For the next several months she stayed at our house, and I did everything I could to help her and to get through to her.  But she would lie.  And lie, and lie, and lie.  Even when it was totally unnecessary.  Even when I totally knew she was lying, and I'd give her every opportunity to come clean and she knew I wouldn't judge her.  The lying I could deal with, though.  I'd seen kids like that before.  But then came the times when I caught her using my son's computer to post ads on Craigslist and exchange messages with men on adult sites.  Offering herself in trade for things she didn't need, because I would provide them.  And she would start fights with the other kids around the house, fights that were so unnecessary but she just insisted on having an environment that was chaotic.  As if she couldn't stand it any other way.  Then she'd cry and cry and cry that no one liked her.  And I would try to talk to her, and she'd lie some more.  Anything I offered - advice, suggestions - anything that would make her life easier and actually solve the problems she was constantly lamenting, she resisted.  She didn't want them solved.  I don't mean that in a snide or sarcastic way; it was clear that she truly didn't want anything to be better.  I know there are teenage girls who thrive on drama, but I'd never seen anything this severe.

Some of the neighborhood boys came to me one afternoon and told me that Willow had just been arrested at a nearby convenience store for panhandling.  Begging people to buy her food.  But she had food, readily available at our house, as much as she wanted.  I was baffled, and I said to the boys, "I don't understand.  Why would she beg for food?  There's food here!"  They just shrugged.  

The police released her to her mother that night, or perhaps it was the next morning, and she was right back at our house within a day.  I tried to talk to her, tried to make sense of her actions or gain some insight, but she just denied she'd been panhandling at all.  The police, the store clerks, everyone just falsely accused her, she said.  Of course.  I wouldn't have believed her story anyway (for all her practice, she was not a good liar), but the boys had witnessed her approaching people and begging, and they told me so.

I know it happens, but personally I'd never seen a kid so desperate for attention and love as this girl, and yet so unwilling to accept it when it was offered.  It was as if she only wanted the attention if it was gained by negative behavior.  All I could do was shake my head.

Then she stole $250 in cash from my son's drawer, and I had to draw the line.  I had to make her leave.  Interestingly, she didn't even ask me why when I told her to go.  I simply said, "Willow, you've got to go."  And she gathered her things in her arms and left.
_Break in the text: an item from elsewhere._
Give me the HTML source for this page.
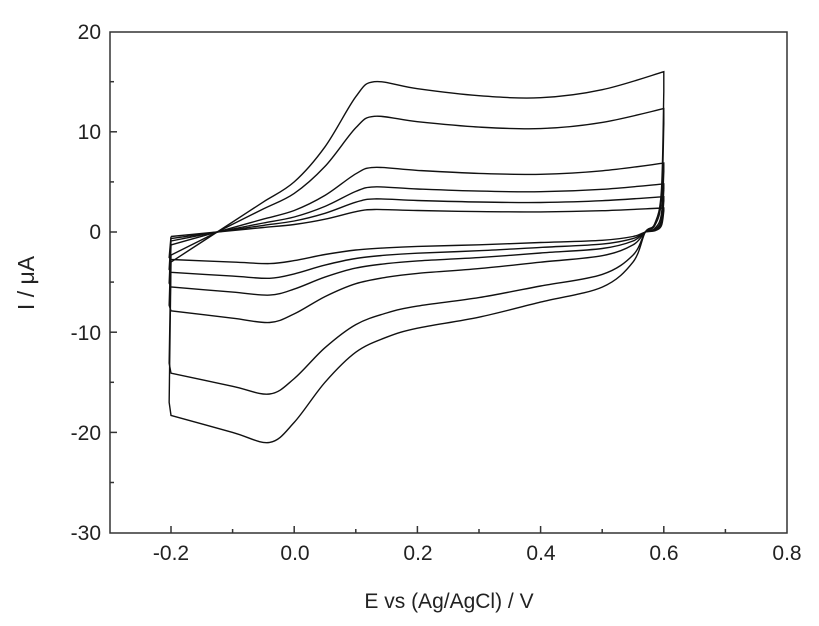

She went to her boyfriend's house, which was in our neighborhood.  I made sure her mother knew, not that it mattered to Mother-Of-The-Year.  It was just one of those times in life where I had to accept that I can't help everyone, I certainly can't put my own family at risk for everyone, and even though I knew her mom wouldn't really live up to her responsibility, this girl was, in fact, her responsibility and not mine.

And that was that.  I haven't heard from her since.

But then a couple of days ago my attention was brought to some videos that were... let's say "circulating".  Videos of Willow, looking ragged and with dead eyes, with men clearly much older than her and smart enough not to let their faces be recorded.  And then yesterday one of the boys told me that he'd seen her walking the streets downtown, in a very bad neighborhood nowhere near ours, "looking like she was working it".  

I wish I was shocked.  Instead I'm just disturbed, troubled, saddened.  I'm no psychologist and I really have no insight as to why the Willows of the world are the way they are.  I just know they are.  And I wish it weren't so.